De esta manera, las categorías «nación» y «nacional» (o sus equivalentes en cada idioma) serán los objetos de análisis fundamentales en cada una de las narrativas, pero también es necesario explorar la estructura cognitiva de grupalidades en la cual están insertas. Ya Michael Billig observó cómo las estrategias deícticas, como el uso de pronombres («nosotros», «ellos»), posesivos («nuestro», «suyo») u otras expresiones («en este país», «toda la sociedad», etc.), manifiestan sistemas de pertenencia subyacentes. Por supuesto, gentilicios y etnónimos como «español», «francés» o «inglés» deben estudiarse también.
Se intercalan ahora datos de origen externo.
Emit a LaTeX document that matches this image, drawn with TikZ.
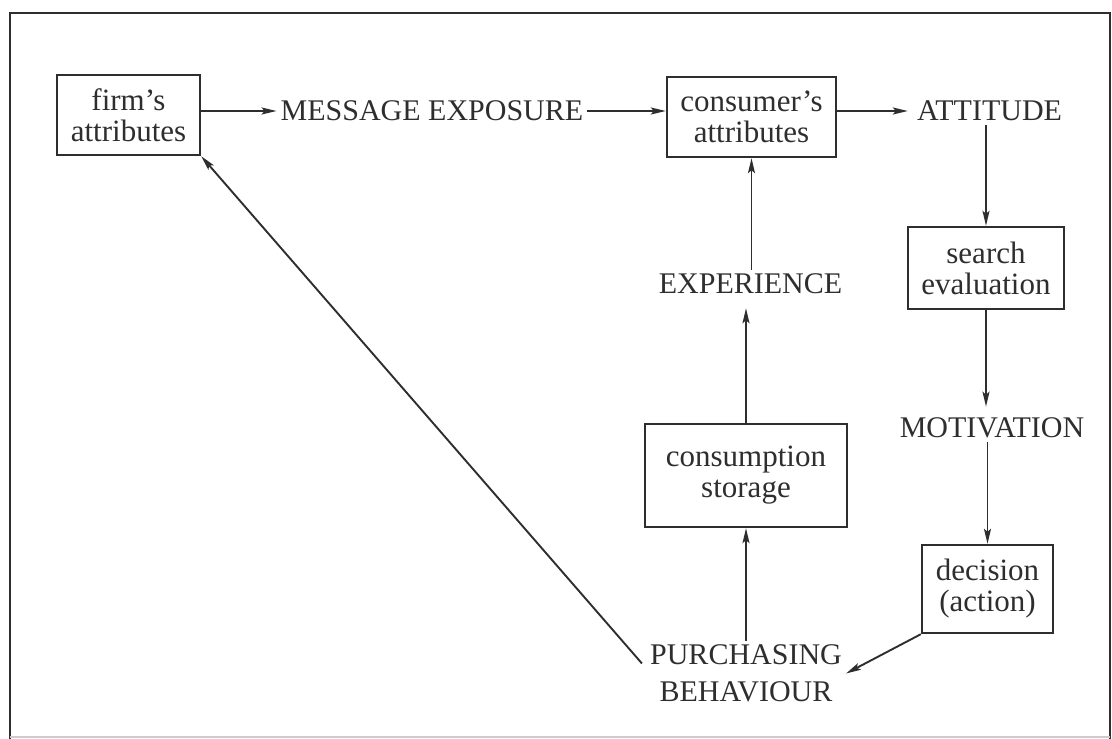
\documentclass[tikz,border=0pt]{standalone}
\usepackage{fontspec}
\setmainfont{Liberation Serif}
\usetikzlibrary{arrows.meta,calc}
\definecolor{ink}{HTML}{2E2E2E}
\tikzset{
  boxnode/.style={draw=ink, line width=2.4pt, inner sep=0pt, align=center,
    font=\fontsize{31}{31}\selectfont, text=ink},
  lbl/.style={inner sep=4pt, align=center, font=\fontsize{30}{37}\selectfont, text=ink},
  arr/.style={draw=ink, line width=1.9pt, -{Stealth[length=15pt,width=7pt,inset=3pt]}},
  frame/.style={draw=ink, line width=2.2pt}
}
\begin{document}
\begin{tikzpicture}[x=1pt,y=-1pt]
\useasboundingbox (0,0) rectangle (1112,739);
% frame
\draw[frame] (10,739) -- (10,13) -- (1110,13) -- (1110,739);
\draw[draw=gray!40, line width=1.2pt] (10,737) -- (1110,737);

% boxes
\node[boxnode, minimum width=143pt, minimum height=80pt] (firm) at (128.5,115) {firm's\\attributes};
\node[boxnode, minimum width=169pt, minimum height=80pt] (cons) at (751.5,117) {consumer's\\attributes};
\node[boxnode, minimum width=156pt, minimum height=82pt] (search) at (986,268) {search\\evaluation};
\node[boxnode, minimum width=131pt, minimum height=88pt] (dec) at (987.5,589) {decision\\(action)};
\node[boxnode, minimum width=202pt, minimum height=103pt] (consum) at (746,475.5) {consumption\\storage};

% labels
\node[lbl] (msg) at (432,111) {MESSAGE EXPOSURE};
\node[lbl] (att) at (989.5,111) {ATTITUDE};
\node[lbl] (mot) at (992,428) {MOTIVATION};
\node[lbl] (exp) at (750.5,284) {EXPERIENCE};
\node[lbl] (purch) at (746,673.5) {PURCHASING\\BEHAVIOUR};

% connectors
\draw[arr] (firm.east |- msg.west) -- (msg.west);
\draw[arr] (msg.east) -- (cons.west |- msg.east);
\draw[arr] (cons.east |- att.west) -- ([xshift=-5pt]att.west);
\draw[arr] (att.south -| search.north) -- (search.north);
\draw[arr] (search.south) -- ([yshift=7pt]mot.north -| search.south);
\draw[arr] (mot.south -| dec.north) -- (dec.north);
\draw[arr] (dec.south west) -- (purch.east);
\draw[arr] (purch.north -| consum.south) -- (consum.south);
\draw[arr] (consum.north) -- ([yshift=-10pt]exp.south -| consum.north);
\draw[arr] (exp.north -| cons.south) -- (cons.south);
\draw[arr] ($(purch.west)+(-4,-10)$) -- (firm.south east);
\end{tikzpicture}
\end{document}
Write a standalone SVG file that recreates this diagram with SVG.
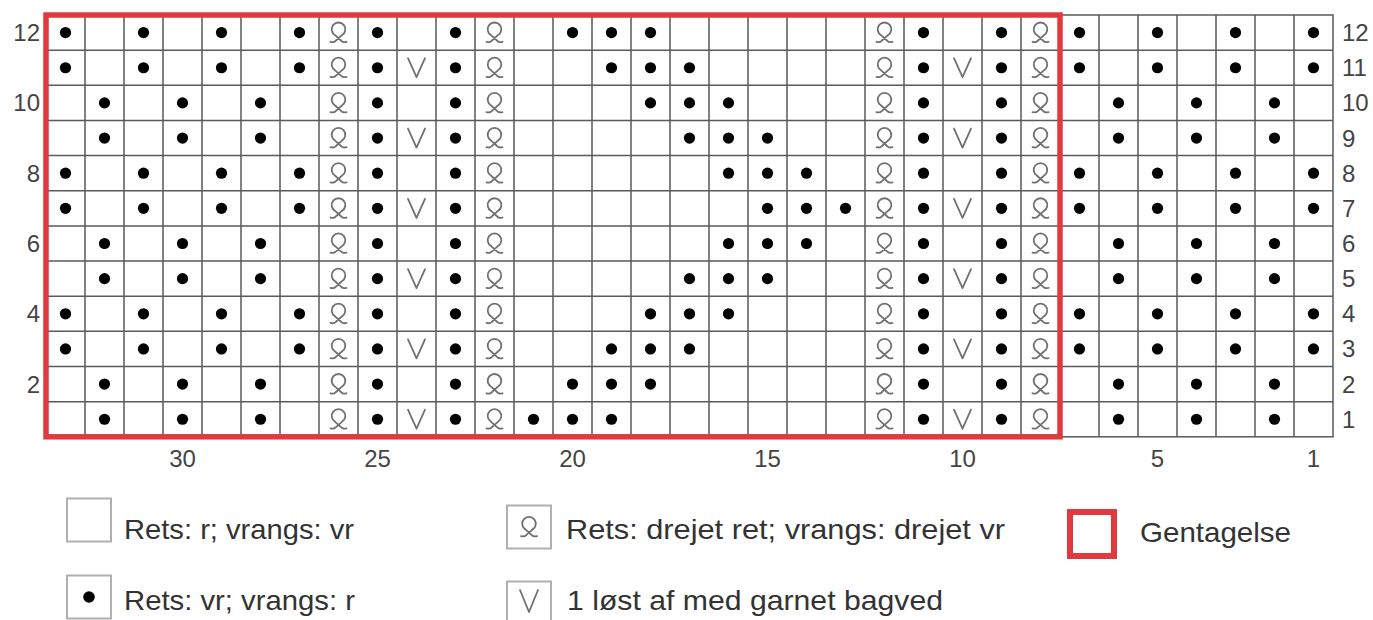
<svg xmlns="http://www.w3.org/2000/svg" xmlns:xlink="http://www.w3.org/1999/xlink" width="1373" height="620" viewBox="0 0 1373 620">
<style>
.grid{stroke:#5a5a5a;stroke-width:1.5;fill:none}
.dot{fill:#000}
.sym{stroke:#707070;stroke-width:1.8;fill:none;stroke-linecap:round;stroke-linejoin:round}
.num{font-family:"Liberation Sans",Arial,sans-serif;font-size:24px;fill:#444}
.leg{font-family:"Liberation Sans",Arial,sans-serif;font-size:28px;fill:#333}
.lbox{fill:#fff;stroke:#b0b0b0;stroke-width:2}
.red{fill:none;stroke:#e03a3e;stroke-width:5.5}
</style>
<defs>
<circle id="d" class="dot" r="5.6"/>
<path id="q" class="sym" d="M -3.4,2.6 A 6.8 6.8 0 1 1 3.4,2.6 L -2.8,8.2 Q -4.4,10 -8,9.2 M -3.4,2.6 L 2.8,8.2 Q 4.4,10 8,9.2"/>
<path id="v" class="sym" d="M -8.5,-9.5 L 0,9.5 L 8.5,-9.5"/>
<g id="common">
<use href="#q" x="338.5"/><use href="#d" x="377.5"/><use href="#d" x="455.5"/><use href="#q" x="494.5"/>
<use href="#q" x="884.5"/><use href="#d" x="923.5"/><use href="#d" x="1001.5"/><use href="#q" x="1040.5"/>
</g>
<g id="A">
<use href="#d" x="65.5"/><use href="#d" x="143.5"/><use href="#d" x="221.5"/><use href="#d" x="299.5"/>
<use href="#d" x="1079.5"/><use href="#d" x="1157.5"/><use href="#d" x="1235.5"/><use href="#d" x="1313.5"/>
</g>
<g id="B">
<use href="#d" x="104.5"/><use href="#d" x="182.5"/><use href="#d" x="260.5"/>
<use href="#d" x="1118.5"/><use href="#d" x="1196.5"/><use href="#d" x="1274.5"/>
</g>
<g id="slip"><use href="#v" x="416.5"/><use href="#v" x="962.5"/></g>
</defs>
<rect width="1373" height="620" fill="#fff"/>

<g id="grid" class="grid">
<rect x="46" y="15" width="1287" height="421.8"/>
<path d="M85,15V436.8M124,15V436.8M163,15V436.8M202,15V436.8M241,15V436.8M280,15V436.8M319,15V436.8M358,15V436.8M397,15V436.8M436,15V436.8M475,15V436.8M514,15V436.8M553,15V436.8M592,15V436.8M631,15V436.8M670,15V436.8M709,15V436.8M748,15V436.8M787,15V436.8M826,15V436.8M865,15V436.8M904,15V436.8M943,15V436.8M982,15V436.8M1021,15V436.8M1060,15V436.8M1099,15V436.8M1138,15V436.8M1177,15V436.8M1216,15V436.8M1255,15V436.8M1294,15V436.8"/>
<path d="M46,50.15H1333M46,85.3H1333M46,120.45H1333M46,155.6H1333M46,190.75H1333M46,225.9H1333M46,261.05H1333M46,296.2H1333M46,331.35H1333M46,366.5H1333M46,401.65H1333"/>
</g>

<g id="stitches">
<g id="row12" transform="translate(0,32.58)"><use href="#common"/><use href="#A"/><use href="#d" x="572.5"/><use href="#d" x="611.5"/><use href="#d" x="650.5"/></g>
<g id="row11" transform="translate(0,67.73)"><use href="#common"/><use href="#A"/><use href="#slip"/><use href="#d" x="611.5"/><use href="#d" x="650.5"/><use href="#d" x="689.5"/></g>
<g id="row10" transform="translate(0,102.88)"><use href="#common"/><use href="#B"/><use href="#d" x="650.5"/><use href="#d" x="689.5"/><use href="#d" x="728.5"/></g>
<g id="row9" transform="translate(0,138.03)"><use href="#common"/><use href="#B"/><use href="#slip"/><use href="#d" x="689.5"/><use href="#d" x="728.5"/><use href="#d" x="767.5"/></g>
<g id="row8" transform="translate(0,173.18)"><use href="#common"/><use href="#A"/><use href="#d" x="728.5"/><use href="#d" x="767.5"/><use href="#d" x="806.5"/></g>
<g id="row7" transform="translate(0,208.33)"><use href="#common"/><use href="#A"/><use href="#slip"/><use href="#d" x="767.5"/><use href="#d" x="806.5"/><use href="#d" x="845.5"/></g>
<g id="row6" transform="translate(0,243.48)"><use href="#common"/><use href="#B"/><use href="#d" x="728.5"/><use href="#d" x="767.5"/><use href="#d" x="806.5"/></g>
<g id="row5" transform="translate(0,278.63)"><use href="#common"/><use href="#B"/><use href="#slip"/><use href="#d" x="689.5"/><use href="#d" x="728.5"/><use href="#d" x="767.5"/></g>
<g id="row4" transform="translate(0,313.78)"><use href="#common"/><use href="#A"/><use href="#d" x="650.5"/><use href="#d" x="689.5"/><use href="#d" x="728.5"/></g>
<g id="row3" transform="translate(0,348.93)"><use href="#common"/><use href="#A"/><use href="#slip"/><use href="#d" x="611.5"/><use href="#d" x="650.5"/><use href="#d" x="689.5"/></g>
<g id="row2" transform="translate(0,384.08)"><use href="#common"/><use href="#B"/><use href="#d" x="572.5"/><use href="#d" x="611.5"/><use href="#d" x="650.5"/></g>
<g id="row1" transform="translate(0,419.23)"><use href="#common"/><use href="#B"/><use href="#slip"/><use href="#d" x="533.5"/><use href="#d" x="572.5"/><use href="#d" x="611.5"/></g>
</g>

<rect id="repeat" class="red" x="46" y="15" width="1014" height="421.8"/>

<g id="row-labels-left" class="num" text-anchor="end">
<text x="40" y="41">12</text>
<text x="40" y="111.3">10</text>
<text x="40" y="181.6">8</text>
<text x="40" y="251.9">6</text>
<text x="40" y="322.2">4</text>
<text x="40" y="392.5">2</text>
</g>
<g id="row-labels-right" class="num">
<text x="1342" y="41">12</text>
<text x="1342" y="76.2">11</text>
<text x="1342" y="111.3">10</text>
<text x="1342" y="146.5">9</text>
<text x="1342" y="181.6">8</text>
<text x="1342" y="216.8">7</text>
<text x="1342" y="251.9">6</text>
<text x="1342" y="287.1">5</text>
<text x="1342" y="322.2">4</text>
<text x="1342" y="357.4">3</text>
<text x="1342" y="392.5">2</text>
<text x="1342" y="427.7">1</text>
</g>
<g id="col-labels" class="num" text-anchor="middle">
<text x="182.5" y="467">30</text>
<text x="377.5" y="467">25</text>
<text x="572.5" y="467">20</text>
<text x="767.5" y="467">15</text>
<text x="962.5" y="467">10</text>
<text x="1157.5" y="467">5</text>
<text x="1313.5" y="467">1</text>
</g>

<g id="legend">
<g id="leg-knit">
<rect class="lbox" x="67" y="498.5" width="44" height="43"/>
<text class="leg" x="124" y="539" textLength="230" lengthAdjust="spacingAndGlyphs">Rets: r; vrangs: vr</text>
</g>
<g id="leg-purl">
<rect class="lbox" x="67" y="575.5" width="44" height="43"/>
<circle class="dot" cx="89" cy="597" r="5.8"/>
<text class="leg" x="124" y="610" textLength="231" lengthAdjust="spacingAndGlyphs">Rets: vr; vrangs: r</text>
</g>
<g id="leg-twist">
<rect class="lbox" x="507" y="505.5" width="44" height="43"/>
<use href="#q" x="529" y="527"/>
<text class="leg" x="566" y="539" textLength="439" lengthAdjust="spacingAndGlyphs">Rets: drejet ret; vrangs: drejet vr</text>
</g>
<g id="leg-slip">
<rect class="lbox" x="507" y="581.5" width="44" height="43"/>
<path class="sym" d="M520,590 L529,612 L538,590"/>
<text class="leg" x="567" y="610" textLength="376" lengthAdjust="spacingAndGlyphs">1 løst af med garnet bagved</text>
</g>
<g id="leg-repeat">
<rect x="1070" y="512" width="44" height="44" fill="none" stroke="#e03a3e" stroke-width="6"/>
<text class="leg" x="1140" y="542" textLength="151" lengthAdjust="spacingAndGlyphs">Gentagelse</text>
</g>
</g>
</svg>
Todo esto puede ayudarnos a analizar la estructura y los límites cognitivos de los entes imaginados con los que se construyen las narrativas. No obstante, también es necesario conocer los significados de las categorías colectivas, que con frecuencia son fuente de conflicto y diferenciación tanto o más que la antinomia «fuera/dentro». Estos significados están profundamente imbricados en los contextos de producción, y pueden proporcionar excelentes materiales para la historia política y sociocultural de cada periodo.
Por todo lo anterior, es evidente que el estudio de la construcción de naciones desde un «enfoque personal» a través de fuentes personales pasa por la reconstrucción historiográfica, en la medida de lo posible, de tres elementos: a) el papel de la nación en la trayectoria vital de los individuos y cómo estos la «personalizan» e inciden en el proceso general de construcción nacional (Molina Aparicio, 2013); b) la naturaleza de las «experiencias de nación», tal y como vienen definidas en Archilés (2013), así como su relación con las identidades de cada uno y los consensos y disensos en la definición de la nación, y c) la existencia o no de patrones comunes y variaciones significativas en las formas de describir la vivencia de la nación que puedan iluminar la historia política y cultural de cualquier periodo donde la imaginación nacional haya sido relevante.
Para ello existen dos polos metodológicos entre los que cada investigador puede trazar su propia estrategia: por un lado, el enfoque personal puede convertirse en biográfico: tomar uno o unos pocos individuos y reconstruir su trayectoria vital (frecuentemente usando también sus relatos de vida), con el objetivo último de conocer el papel de la nación en esa trayectoria (Núñez Seixas y Molina Aparicio, 2011; Forti, 2014; Molina Aparicio, 2015). Por otro lado, y con un espíritu más prosopográfico, el foco puede desplazarse hacia las narrativas en sí, perdiendo la profundidad y el dinamismo de la biografía, pero ganando la posibilidad de realizar muchas más observaciones y la capacidad de establecer tendencias. Este enfoque más estructural es el que asumimos en este trabajo.